Every time an evil suggestion pops into our head, whether it comes from the world, the flesh, or the devil (to name the classical suggestions for sources), we have the gift of an opportunity for worship and obedience. By rejecting the evil suggestion rather than nourishing it, we make a beautiful act of worship and recognition of a God apart from ourselves. Even better, if we replace the evil thought with a good one, we are practicing metanoia, changing our minds. This is the practice that the Buddha called "changing the peg." If we practice this over and over in our lives, we will eventually not only convert our minds from evil to good, but we will become that much more free of the tyranny of our thoughts and detached from our own internal discourse.

This freedom and detachment will be invaluable in our prayer. I once went to hear a meditation teacher and during the question period some kid asked him about being frustrated by distractions. The teacher said, "You are too possessive of your own mind." I didn't get it then, but I get it now. The teacher was pointing out that the problem is not the presence of absence of distractions, but being overly-identified with our own thoughts. I'm not exactly my mind, just like I'm not exactly my body. I'm certainly not the stream of conscious thoughts that roll through my head all day. Let go of distraction by letting go of all your thoughts. As Thomas Merton said, "In an age when everyone talks about 'being yourself,' I reserve the right to forget about being myself."

Evil thoughts aren't a good thing, but we can use them to discover the freedom and conversion that God wants to give us.


ben in denver said...

This is a beautiful meditation. One of my favorite elements of the life of St. Francis was his desire to die naked on the ground. I like this episode so much because it illustrates in a very profound way the desire of St. Francis to completely overcome his own ego and truly return to the dust from which he came. It is representative of his love for his state as a creature of God totally dependent on Him.

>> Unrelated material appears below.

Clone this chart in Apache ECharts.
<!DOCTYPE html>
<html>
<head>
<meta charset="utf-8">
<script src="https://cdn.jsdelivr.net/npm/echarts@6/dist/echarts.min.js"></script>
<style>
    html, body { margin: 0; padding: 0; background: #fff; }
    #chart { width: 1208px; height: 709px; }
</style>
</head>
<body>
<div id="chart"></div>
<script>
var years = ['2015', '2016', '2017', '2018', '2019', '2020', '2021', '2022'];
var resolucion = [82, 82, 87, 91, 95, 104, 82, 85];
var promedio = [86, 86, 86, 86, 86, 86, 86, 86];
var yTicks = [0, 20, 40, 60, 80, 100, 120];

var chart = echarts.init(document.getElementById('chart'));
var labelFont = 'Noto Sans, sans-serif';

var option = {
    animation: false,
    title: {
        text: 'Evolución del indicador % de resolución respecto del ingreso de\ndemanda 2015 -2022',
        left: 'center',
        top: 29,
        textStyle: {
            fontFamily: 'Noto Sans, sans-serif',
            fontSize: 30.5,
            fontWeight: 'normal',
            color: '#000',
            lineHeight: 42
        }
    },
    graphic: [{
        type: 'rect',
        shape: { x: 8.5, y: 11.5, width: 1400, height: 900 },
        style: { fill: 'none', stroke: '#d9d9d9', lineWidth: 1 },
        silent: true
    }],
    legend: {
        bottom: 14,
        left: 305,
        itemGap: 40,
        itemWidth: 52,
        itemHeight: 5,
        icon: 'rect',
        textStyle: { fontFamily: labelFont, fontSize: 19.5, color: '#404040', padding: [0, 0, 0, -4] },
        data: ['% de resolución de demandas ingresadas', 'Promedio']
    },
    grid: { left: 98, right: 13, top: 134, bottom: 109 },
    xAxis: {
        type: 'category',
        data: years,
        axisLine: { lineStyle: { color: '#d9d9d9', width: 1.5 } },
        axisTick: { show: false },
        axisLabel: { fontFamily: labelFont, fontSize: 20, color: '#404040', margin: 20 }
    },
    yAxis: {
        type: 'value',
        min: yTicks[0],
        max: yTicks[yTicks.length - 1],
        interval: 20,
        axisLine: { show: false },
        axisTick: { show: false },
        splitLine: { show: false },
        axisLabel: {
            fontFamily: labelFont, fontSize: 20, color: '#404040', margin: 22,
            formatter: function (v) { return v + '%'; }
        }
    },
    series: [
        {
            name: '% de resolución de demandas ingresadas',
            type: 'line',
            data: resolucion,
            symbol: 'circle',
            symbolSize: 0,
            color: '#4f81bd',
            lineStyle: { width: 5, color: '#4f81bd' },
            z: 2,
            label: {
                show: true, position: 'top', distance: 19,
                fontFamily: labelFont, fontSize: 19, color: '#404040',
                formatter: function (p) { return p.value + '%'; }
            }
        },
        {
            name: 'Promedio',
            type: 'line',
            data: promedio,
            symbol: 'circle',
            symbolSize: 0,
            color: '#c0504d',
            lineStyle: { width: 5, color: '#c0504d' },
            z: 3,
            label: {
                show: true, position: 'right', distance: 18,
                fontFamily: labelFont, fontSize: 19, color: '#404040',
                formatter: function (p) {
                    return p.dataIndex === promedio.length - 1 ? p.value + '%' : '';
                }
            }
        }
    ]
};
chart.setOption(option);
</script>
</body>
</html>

Prior to my conversion I studied many other religious traditions. I find the buddhist concept of detachment, which leads to nirvana very similar to some forms of christian mysticism in many ways, but also fundamentally different in important ways. When Buddha discusses "changing the peg", replacing a negative thought with a positive one, the Christian should be mindful that the positive thought is the one from the mind of Christ--it is something specific, not necessarily something restful or pleasing. So there is, I think, a very real sense of the christian "changing of the peg" that is cooperating with the grace of baptism and a real putting-on of Christ.

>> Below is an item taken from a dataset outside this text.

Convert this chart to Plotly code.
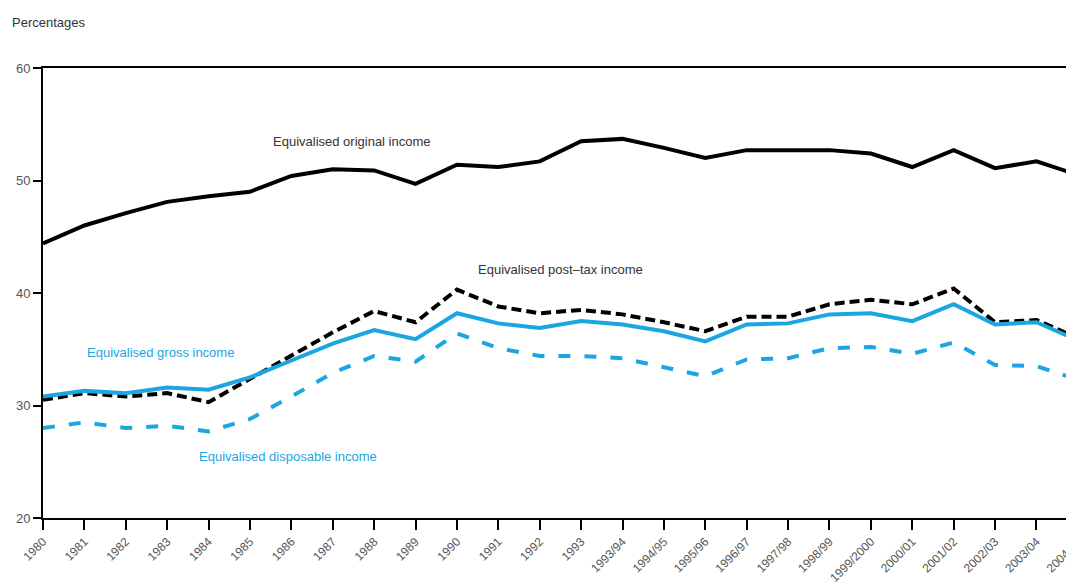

It seems to me that buddhist detachment and the spritual state that it leads to aims at being a detachment for creation itself, where one is not merely detached form the selfish ego, but also from the whole of creation with nirvana being the restfulness of the void. The christian, on the other hand, puts on Christ, and is able there by to detach from his own ego though love. However, unlike in buddhist detachment where the practioner is also detached from the whole of creation, the believer in love with Christ, is drawn away from sin and tepmtation and thus into a closer and more loving relationship with his fellow men and the rest of creation. It seems to me that the Chirstian detatched from sin, who has put an christ becomes more fully a man and more fully himself, and this is something I do not see in buddhism.

"For he that will save his life, shall lose it: and he that shall lose his life for my sake, shall find it"

Portiuncula said...

How can anyone expect to become holy if we run away from the fire with fear and trembling?

We must face our deamons straight on and constantly exercise placing these unwarranted thoughts under the "Cloud of Forgetting." In other words, as we work to rid our minds of these thoughts, we grow ever stronger in our ability to rid our minds of these thoughts, until God Himself rids our minds of these thoughts.